The bidders pitched their offer at C$6.50 per share, a 35% premium to Toronto-listed Pacific Rubiales' Tuesday closing price of C$4.83. The bid values the target at $6.4 billion including net debt of about $4.7 billion.

"Alfa and Harbour Energy have agreed with the company [Pacific Rubiales] to work toward completion of definitive documentation expeditiously," Pacific Rubiales said. "The contemplated transaction would be subject to a number of conditions and there can be no assurance that any transaction will be completed."

Pacific Rubiales' Toronto-listed shares were up C$0.09, or 1.4%, at C$6.24 on Thursday morning after closing Wednesday at C$6.16, up C$1.33, or 28%.

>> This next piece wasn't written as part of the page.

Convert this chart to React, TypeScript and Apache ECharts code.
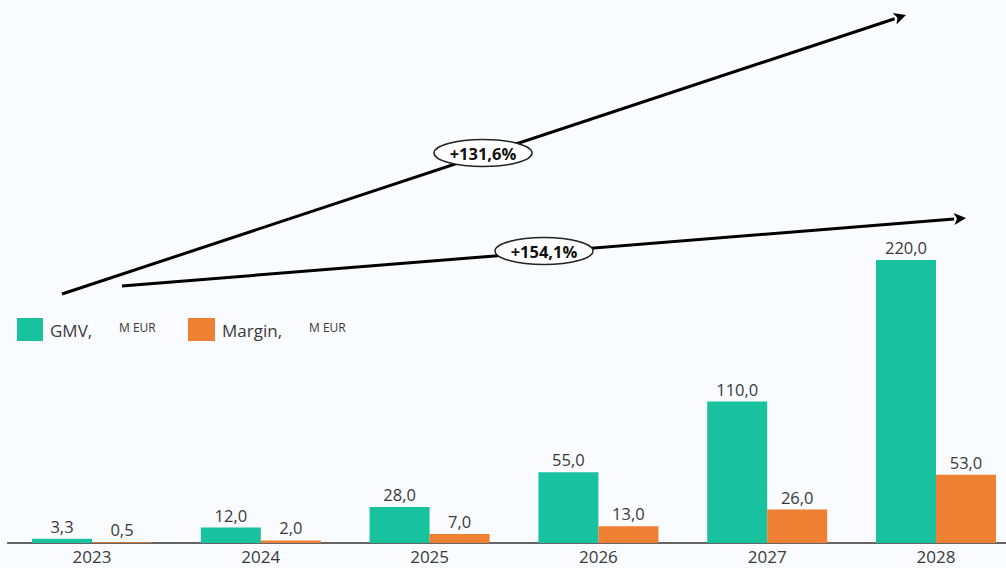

U.S.-listed shares in Pacific Rubiales were down 1 cent, or 0.2%, at $5.13 on Thursday morning. The stock had closed Wednesday's session up $1.11, or 28%, at $5.14.

Under the terms of the planned offer, Alfa, which already owns 18.95% of Pacific Rubiales, will seek to increase its stake to 50%, leaving Harbour Energy to buy the remaining 50%. Harbour is jointly owned by Asian commodities trader Noble Group and private equity firm EIG Global Energy Partners.

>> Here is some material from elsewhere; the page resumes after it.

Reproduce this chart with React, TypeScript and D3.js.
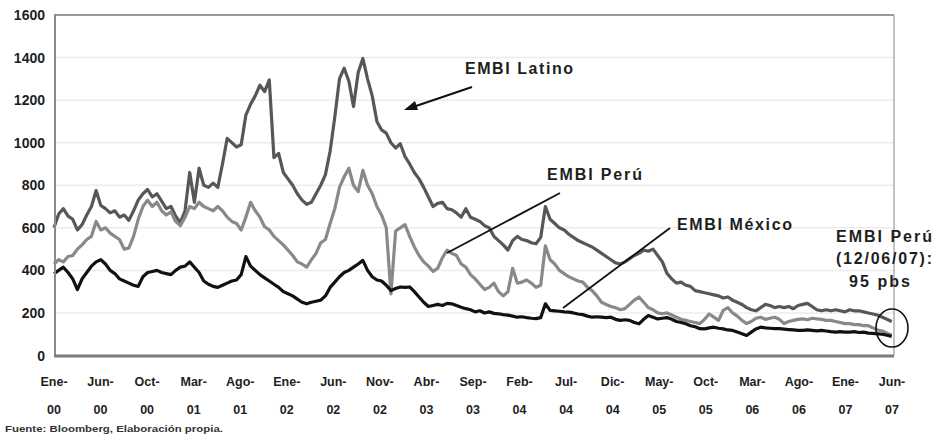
import React from "react";
import * as d3 from "d3";

const W = 934;
const H = 435;

// daily series sampled every ~half month, Jan 3 2000 -> Jun 12 2007
const START = new Date(2000, 0, 3);
const END = new Date(2007, 5, 12);
const TICK_STEP_DAYS = 151;

const LATINO = [
  600, 665, 690, 655, 640, 590, 615, 660, 700, 775,
  705, 690, 670, 680, 650, 660, 635, 680, 730, 760,
  780, 745, 760, 725, 690, 700, 655, 625, 680, 860,
  720, 880, 800, 790, 810, 790, 900, 1020, 1000, 980,
  990, 1130, 1180, 1220, 1270, 1240, 1295, 930, 950, 860,
  830, 800, 760, 730, 710, 720, 760, 800, 850, 960,
  1120, 1300, 1350, 1290, 1170, 1330, 1396, 1300, 1220, 1100,
  1060, 1045, 1000, 975, 995, 935, 900, 860, 830, 790,
  745, 700, 715, 720, 690, 685, 670, 650, 690, 650,
  640, 630, 610, 600, 560, 540, 520, 495, 540, 560,
  545, 540, 530, 525, 555, 700, 640, 620, 600, 590,
  570, 555, 540, 530, 520, 510, 495, 480, 465, 450,
  435, 430, 440, 455, 470, 480, 495, 490, 500, 470,
  440, 385, 360, 340, 345, 330, 325, 305, 300, 295,
  290, 285, 280, 270, 275, 260, 250, 240, 225, 215,
  210, 225, 240, 235, 225, 230, 225, 230, 220, 235,
  240, 245, 230, 215, 210, 215, 210, 215, 210, 205,
  215, 210, 210, 205, 200, 195, 190, 180, 170, 160,
];

const PERU = [
  430, 450, 440, 465, 470, 500, 520, 545, 560, 630,
  590, 600, 575, 560, 545, 500, 505, 560, 640, 700,
  730, 700, 720, 680, 660, 675, 630, 610, 650, 700,
  690, 720, 700, 690, 680, 700, 680, 650, 630, 620,
  590, 650, 720, 680, 650, 605, 590, 560, 540, 520,
  495, 470, 440, 430, 415, 450, 480, 530, 545, 620,
  690, 790, 840, 880, 800, 770, 870, 800, 760, 700,
  660, 600, 290, 585, 600, 615, 560, 510, 470, 440,
  420, 395, 410, 460, 495, 480, 470, 430, 415, 380,
  360, 335, 310, 320, 340, 300, 280, 300, 410, 340,
  345, 355, 340, 320, 330, 515, 450, 430, 400, 385,
  370, 360, 350, 345, 320, 305, 280, 250, 240, 230,
  225, 215, 220, 240, 260, 275, 250, 225, 215, 200,
  196, 200, 190, 180, 170, 165, 160, 155, 150, 170,
  195, 180, 165, 212, 225, 200, 185, 165, 150, 160,
  175, 180, 170, 175, 180, 170, 150, 160, 165, 170,
  172, 168, 175, 172, 170, 165, 165, 160, 155, 150,
  150, 145, 145, 140, 140, 130, 120, 115, 105, 95,
];

const MEXICO = [
  385, 400, 415, 390, 360, 310, 360, 390, 420, 440,
  450, 430, 400, 385, 360, 350, 340, 330, 325, 370,
  390, 395, 400, 390, 385, 380, 400, 415, 420, 440,
  415, 390, 350, 335, 325, 320, 330, 340, 350, 355,
  380, 465, 420, 400, 380, 365, 350, 335, 320, 300,
  290, 280, 265, 250, 243, 250, 255, 260, 280, 320,
  345, 370, 390, 400, 415, 430, 447, 400, 370, 355,
  350, 330, 305, 315, 322, 320, 322, 300, 275, 250,
  230, 235, 240, 235, 245, 243, 235, 227, 220, 215,
  205, 210, 200, 205, 198, 196, 192, 190, 185, 180,
  182, 178, 175, 173, 178, 243, 212, 210, 208, 205,
  204, 200, 195, 192, 185, 180, 182, 180, 178, 180,
  170, 165, 168, 165, 155, 149, 170, 188, 180, 172,
  175, 178, 170, 160, 155, 149, 140, 135, 126, 125,
  130, 133, 128, 125, 120, 118, 110, 102, 94, 110,
  125, 133, 130, 128, 126, 126, 124, 122, 120, 118,
  118, 120, 118, 116, 118, 115, 112, 110, 112, 110,
  110, 112, 108, 110, 105, 104, 102, 100, 95, 90,
];

const X_MONTHS = [
  "Ene-", "Jun-", "Oct-", "Mar-", "Ago-", "Ene-", "Jun-", "Nov-", "Abr-", "Sep-",
  "Feb-", "Jul-", "Dic-", "May-", "Oct-", "Mar-", "Ago-", "Ene-", "Jun-",
];
const X_YEARS = [
  "00", "00", "00", "01", "01", "02", "02", "02", "03", "03",
  "04", "04", "04", "05", "05", "06", "06", "07", "07",
];
const Y_TICKS = [0, 200, 400, 600, 800, 1000, 1200, 1400, 1600];

const FONT = "'Liberation Sans', Arial, Helvetica, sans-serif";
const TXT = "#1e1e1e";

export default function App() {
  const tickDates = X_MONTHS.map((_, k) => d3.timeDay.offset(START, k * TICK_STEP_DAYS));
  const x = d3
    .scaleTime()
    .domain([START, tickDates[tickDates.length - 1]])
    .range([54, 892]);
  const y = d3.scaleLinear().domain([0, 1600]).range([355.5, 15]);

  const N = LATINO.length;
  const step = (END.getTime() - START.getTime()) / (N - 1);
  const dates = d3.range(N).map((i) => new Date(START.getTime() + i * step));

  const line = d3
    .line<number>()
    .x((_, i) => x(dates[i]))
    .y((v) => y(v));

  const plotL = 55;
  const plotR = 894;

  return (
    <div style={{ position: "fixed", left: 0, top: 0, width: W, height: H, background: "#fff" }}>
      <svg width={W} height={H} style={{ display: "block" }}>
        <rect x={0} y={0} width={W} height={H} fill="#fff" />
        {/* gridlines */}
        {Y_TICKS.filter((t) => t > 0).map((t) => (
          <line key={t} x1={plotL} x2={plotR} y1={y(t)} y2={y(t)} stroke="#ececec" strokeWidth={1.5} />
        ))}
        {/* frame */}
        <line x1={plotL} x2={plotR} y1={y(1600)} y2={y(1600)} stroke="#9a9a9a" strokeWidth={2} />
        <line x1={plotR} x2={plotR} y1={y(1600)} y2={y(0)} stroke="#9a9a9a" strokeWidth={1.2} />

        {/* series */}
        <path d={line(LATINO) || ""} fill="none" stroke="#575757" strokeWidth={3.2} strokeLinejoin="round" />
        <path d={line(PERU) || ""} fill="none" stroke="#898989" strokeWidth={3.2} strokeLinejoin="round" />
        <path d={line(MEXICO) || ""} fill="none" stroke="#111" strokeWidth={3.2} strokeLinejoin="round" />

        {/* axes */}
        <line x1={plotL} x2={plotL} y1={y(1600) - 1} y2={y(0) + 1} stroke="#8a8a8a" strokeWidth={2} />
        <line x1={plotL - 1} x2={plotR} y1={y(0) + 0.5} y2={y(0) + 0.5} stroke="#7a7a7a" strokeWidth={3} />

        {/* y labels */}
        {Y_TICKS.map((t) => (
          <text
            key={t}
            x={45}
            y={y(t) + 5}
            textAnchor="end"
            fontFamily={FONT}
            fontWeight="bold"
            fontSize={14}
            fill={TXT}
          >
            {t}
          </text>
        ))}

        {/* x labels */}
        {tickDates.map((d, k) => (
          <g key={k} transform={`translate(${x(d)},0)`}>
            <text y={386} textAnchor="middle" fontFamily={FONT} fontWeight="bold" fontSize={12.5} fill={TXT}>
              {X_MONTHS[k]}
            </text>
            <text y={414} textAnchor="middle" fontFamily={FONT} fontWeight="bold" fontSize={12.5} fill={TXT}>
              {X_YEARS[k]}
            </text>
          </g>
        ))}

        {/* annotations */}
        <text x={465} y={74} fontFamily={FONT} fontWeight="bold" fontSize={16} fill={TXT} textLength={108} lengthAdjust="spacing">
          EMBI Latino
        </text>
        <line x1={472} y1={87} x2={413} y2={107} stroke="#111" strokeWidth={2} />
        <polygon points="404,110 415,101 418,110" fill="#111" />

        <text x={547} y={180} fontFamily={FONT} fontWeight="bold" fontSize={16} fill={TXT} textLength={95} lengthAdjust="spacing">
          EMBI Perú
        </text>
        <line x1={560} y1={193} x2={447} y2={253} stroke="#111" strokeWidth={1.8} />

        <text x={677} y={230} fontFamily={FONT} fontWeight="bold" fontSize={16} fill={TXT} textLength={115} lengthAdjust="spacing">
          EMBI México
        </text>
        <line x1={670} y1={228} x2={563} y2={308} stroke="#111" strokeWidth={1.8} />

        <text x={836} y={242} fontFamily={FONT} fontWeight="bold" fontSize={16} fill={TXT} textLength={96} lengthAdjust="spacing">
          EMBI Perú
        </text>
        <text x={836} y={264} fontFamily={FONT} fontWeight="bold" fontSize={16} fill={TXT} textLength={96} lengthAdjust="spacing">
          (12/06/07):
        </text>
        <text x={849} y={287} fontFamily={FONT} fontWeight="bold" fontSize={16} fill={TXT} textLength={61} lengthAdjust="spacing">
          95 pbs
        </text>
        <ellipse cx={892} cy={328} rx={16} ry={19} fill="none" stroke="#111" strokeWidth={1.6} />

        {/* source */}
        <text x={5} y={432} fontFamily={FONT} fontWeight="bold" fontSize={8.5} fill="#333" textLength={218} lengthAdjust="spacingAndGlyphs">
          Fuente: Bloomberg, Elaboración propia.
        </text>
      </svg>
    </div>
  );
}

The bid offers a welcome respite for Pacific Rubiales' investors, who had seen the value of their shares slump more than 75% in the six months to the end of April, when rumors of a bid emerged. Pacific Rubiales has suffered from the recent slump in oil prices, though its high levels of debt, much of which was accrued in recent years as it snapped up smaller oil companies, have exacerbated its woes.

Pacific Rubiales in March announced that it had renegotiated debt covenants on its revolving facility and some bank debts, easing immediate fears that it could breach the rules of its loans. Credit rating agency Fitch Ratings at the start of March downgraded Pacific Rubiales' long-term rating to BB from BB+, noting that total debt would likely rise to more than 4 times EBITDA in 2015 and 2016 as output fell due to lower capital expenditure.

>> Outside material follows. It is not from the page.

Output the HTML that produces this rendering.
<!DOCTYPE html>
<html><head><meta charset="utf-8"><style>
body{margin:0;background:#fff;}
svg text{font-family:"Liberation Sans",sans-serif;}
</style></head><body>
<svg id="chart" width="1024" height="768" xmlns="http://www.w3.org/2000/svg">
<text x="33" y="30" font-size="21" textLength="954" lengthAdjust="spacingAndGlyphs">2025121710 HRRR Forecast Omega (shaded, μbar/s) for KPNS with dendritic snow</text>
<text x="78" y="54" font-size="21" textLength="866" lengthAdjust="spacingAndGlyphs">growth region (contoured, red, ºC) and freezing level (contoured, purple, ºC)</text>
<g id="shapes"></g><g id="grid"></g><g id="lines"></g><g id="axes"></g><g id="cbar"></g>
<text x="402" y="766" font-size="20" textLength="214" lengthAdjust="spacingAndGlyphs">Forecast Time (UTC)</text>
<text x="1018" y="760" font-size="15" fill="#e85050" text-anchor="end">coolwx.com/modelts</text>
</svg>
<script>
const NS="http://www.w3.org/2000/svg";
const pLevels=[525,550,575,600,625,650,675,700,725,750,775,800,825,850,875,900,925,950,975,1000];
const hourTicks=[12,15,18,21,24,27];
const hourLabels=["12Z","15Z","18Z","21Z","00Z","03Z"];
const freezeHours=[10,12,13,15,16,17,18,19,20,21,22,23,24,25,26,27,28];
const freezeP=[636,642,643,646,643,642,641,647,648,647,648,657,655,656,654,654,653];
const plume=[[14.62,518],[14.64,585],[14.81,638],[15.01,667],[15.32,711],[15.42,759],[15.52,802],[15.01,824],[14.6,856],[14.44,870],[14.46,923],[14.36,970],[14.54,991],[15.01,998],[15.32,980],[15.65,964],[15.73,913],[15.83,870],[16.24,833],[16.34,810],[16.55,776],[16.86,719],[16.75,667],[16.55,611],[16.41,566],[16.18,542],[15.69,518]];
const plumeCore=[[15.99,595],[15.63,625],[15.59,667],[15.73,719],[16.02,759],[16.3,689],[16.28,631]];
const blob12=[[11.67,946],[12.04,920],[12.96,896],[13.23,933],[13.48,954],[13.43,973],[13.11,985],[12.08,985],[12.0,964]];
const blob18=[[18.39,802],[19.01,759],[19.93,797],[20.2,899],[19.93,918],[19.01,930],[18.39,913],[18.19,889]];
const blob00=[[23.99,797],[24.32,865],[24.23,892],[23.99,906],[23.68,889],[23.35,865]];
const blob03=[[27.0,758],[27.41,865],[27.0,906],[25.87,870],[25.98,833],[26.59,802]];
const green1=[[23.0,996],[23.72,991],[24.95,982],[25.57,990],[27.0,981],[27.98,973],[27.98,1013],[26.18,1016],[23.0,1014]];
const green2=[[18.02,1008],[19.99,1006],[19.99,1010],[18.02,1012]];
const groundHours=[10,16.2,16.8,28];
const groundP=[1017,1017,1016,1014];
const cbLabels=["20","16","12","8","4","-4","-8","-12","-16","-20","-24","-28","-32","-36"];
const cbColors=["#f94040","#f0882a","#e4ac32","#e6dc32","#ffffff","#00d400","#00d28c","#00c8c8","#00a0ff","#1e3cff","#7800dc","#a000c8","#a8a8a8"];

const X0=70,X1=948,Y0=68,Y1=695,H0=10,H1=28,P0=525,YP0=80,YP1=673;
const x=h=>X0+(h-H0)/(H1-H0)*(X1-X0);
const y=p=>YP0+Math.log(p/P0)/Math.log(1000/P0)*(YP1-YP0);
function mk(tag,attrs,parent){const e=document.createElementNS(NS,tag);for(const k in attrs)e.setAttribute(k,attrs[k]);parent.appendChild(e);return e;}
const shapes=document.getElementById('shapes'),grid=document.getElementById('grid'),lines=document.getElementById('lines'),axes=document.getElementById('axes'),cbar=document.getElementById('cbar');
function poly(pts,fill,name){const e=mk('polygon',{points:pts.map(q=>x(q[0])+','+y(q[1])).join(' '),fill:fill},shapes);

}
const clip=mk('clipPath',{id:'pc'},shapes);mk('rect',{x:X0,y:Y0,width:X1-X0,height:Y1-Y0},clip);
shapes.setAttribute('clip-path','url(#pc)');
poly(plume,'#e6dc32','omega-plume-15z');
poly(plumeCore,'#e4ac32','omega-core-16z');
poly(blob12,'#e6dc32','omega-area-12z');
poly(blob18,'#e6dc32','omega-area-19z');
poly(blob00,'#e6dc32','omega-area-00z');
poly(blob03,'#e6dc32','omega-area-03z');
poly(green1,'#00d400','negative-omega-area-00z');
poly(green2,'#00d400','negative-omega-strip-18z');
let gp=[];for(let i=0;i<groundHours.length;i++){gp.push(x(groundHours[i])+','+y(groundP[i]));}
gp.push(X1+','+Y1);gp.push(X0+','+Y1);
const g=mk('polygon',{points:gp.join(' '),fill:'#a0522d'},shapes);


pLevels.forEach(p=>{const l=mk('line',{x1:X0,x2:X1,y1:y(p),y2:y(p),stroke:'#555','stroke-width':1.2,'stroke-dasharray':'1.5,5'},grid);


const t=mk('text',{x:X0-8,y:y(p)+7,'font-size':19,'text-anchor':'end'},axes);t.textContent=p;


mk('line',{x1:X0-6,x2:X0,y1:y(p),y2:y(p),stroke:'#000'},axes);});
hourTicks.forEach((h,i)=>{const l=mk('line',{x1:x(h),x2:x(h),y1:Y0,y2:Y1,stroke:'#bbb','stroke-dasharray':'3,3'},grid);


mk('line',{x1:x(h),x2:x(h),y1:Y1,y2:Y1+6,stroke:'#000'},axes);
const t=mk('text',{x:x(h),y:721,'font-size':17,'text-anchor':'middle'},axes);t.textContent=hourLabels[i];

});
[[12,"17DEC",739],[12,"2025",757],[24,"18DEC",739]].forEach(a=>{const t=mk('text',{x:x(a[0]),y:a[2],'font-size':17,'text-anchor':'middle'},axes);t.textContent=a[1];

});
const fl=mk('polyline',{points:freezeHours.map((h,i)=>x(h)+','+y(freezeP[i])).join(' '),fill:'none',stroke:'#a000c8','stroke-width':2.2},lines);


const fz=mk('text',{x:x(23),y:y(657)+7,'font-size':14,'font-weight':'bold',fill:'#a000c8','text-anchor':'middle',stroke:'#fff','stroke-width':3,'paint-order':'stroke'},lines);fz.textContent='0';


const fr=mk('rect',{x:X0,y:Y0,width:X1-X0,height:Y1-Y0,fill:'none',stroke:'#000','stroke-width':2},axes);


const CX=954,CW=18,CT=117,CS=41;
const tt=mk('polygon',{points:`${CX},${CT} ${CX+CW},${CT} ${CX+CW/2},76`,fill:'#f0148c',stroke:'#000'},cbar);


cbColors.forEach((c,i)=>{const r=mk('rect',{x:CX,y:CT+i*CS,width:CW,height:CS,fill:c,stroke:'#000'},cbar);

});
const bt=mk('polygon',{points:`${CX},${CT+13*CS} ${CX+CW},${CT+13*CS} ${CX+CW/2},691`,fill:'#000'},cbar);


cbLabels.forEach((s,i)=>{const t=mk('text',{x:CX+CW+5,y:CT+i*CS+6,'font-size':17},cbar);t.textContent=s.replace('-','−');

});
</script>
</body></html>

"Alfa and Harbour Energy's acquisition of Pacific Rubiales would be positive for the company's credit quality if the company receives a capital injection aimed at improving its capital structure," Fitch analysts said on Wednesday. "The new shareholder group could also help Pacific Rubiales lower its business risk by facilitating its entrance into Mexico."

A deal would cement Alfa's ambition to add oil production to its sprawling business empire, which ranges from petrochemicals and communications in Mexico to cold-cuts in North America. It would also serve to double down on a currently losing bet on Pacific Rubiales just as oil prices show signs of recovering. Alfa acquired its initial stake in Pacific Rubiales over the course of 2014 at between C$18 and C$21 per share.

Alfa is likely to finance its share of the acquisition with cash from the proceeds of an IPO of its aluminum car parts subsidiary, Tenedora Nemak SA de CV, which is expected to come to market by the end of June, according to Fitch.

Alfa's dollar-denominated OTC stock closed Wednesday at $2.18, up 4 cents, or almost 2%.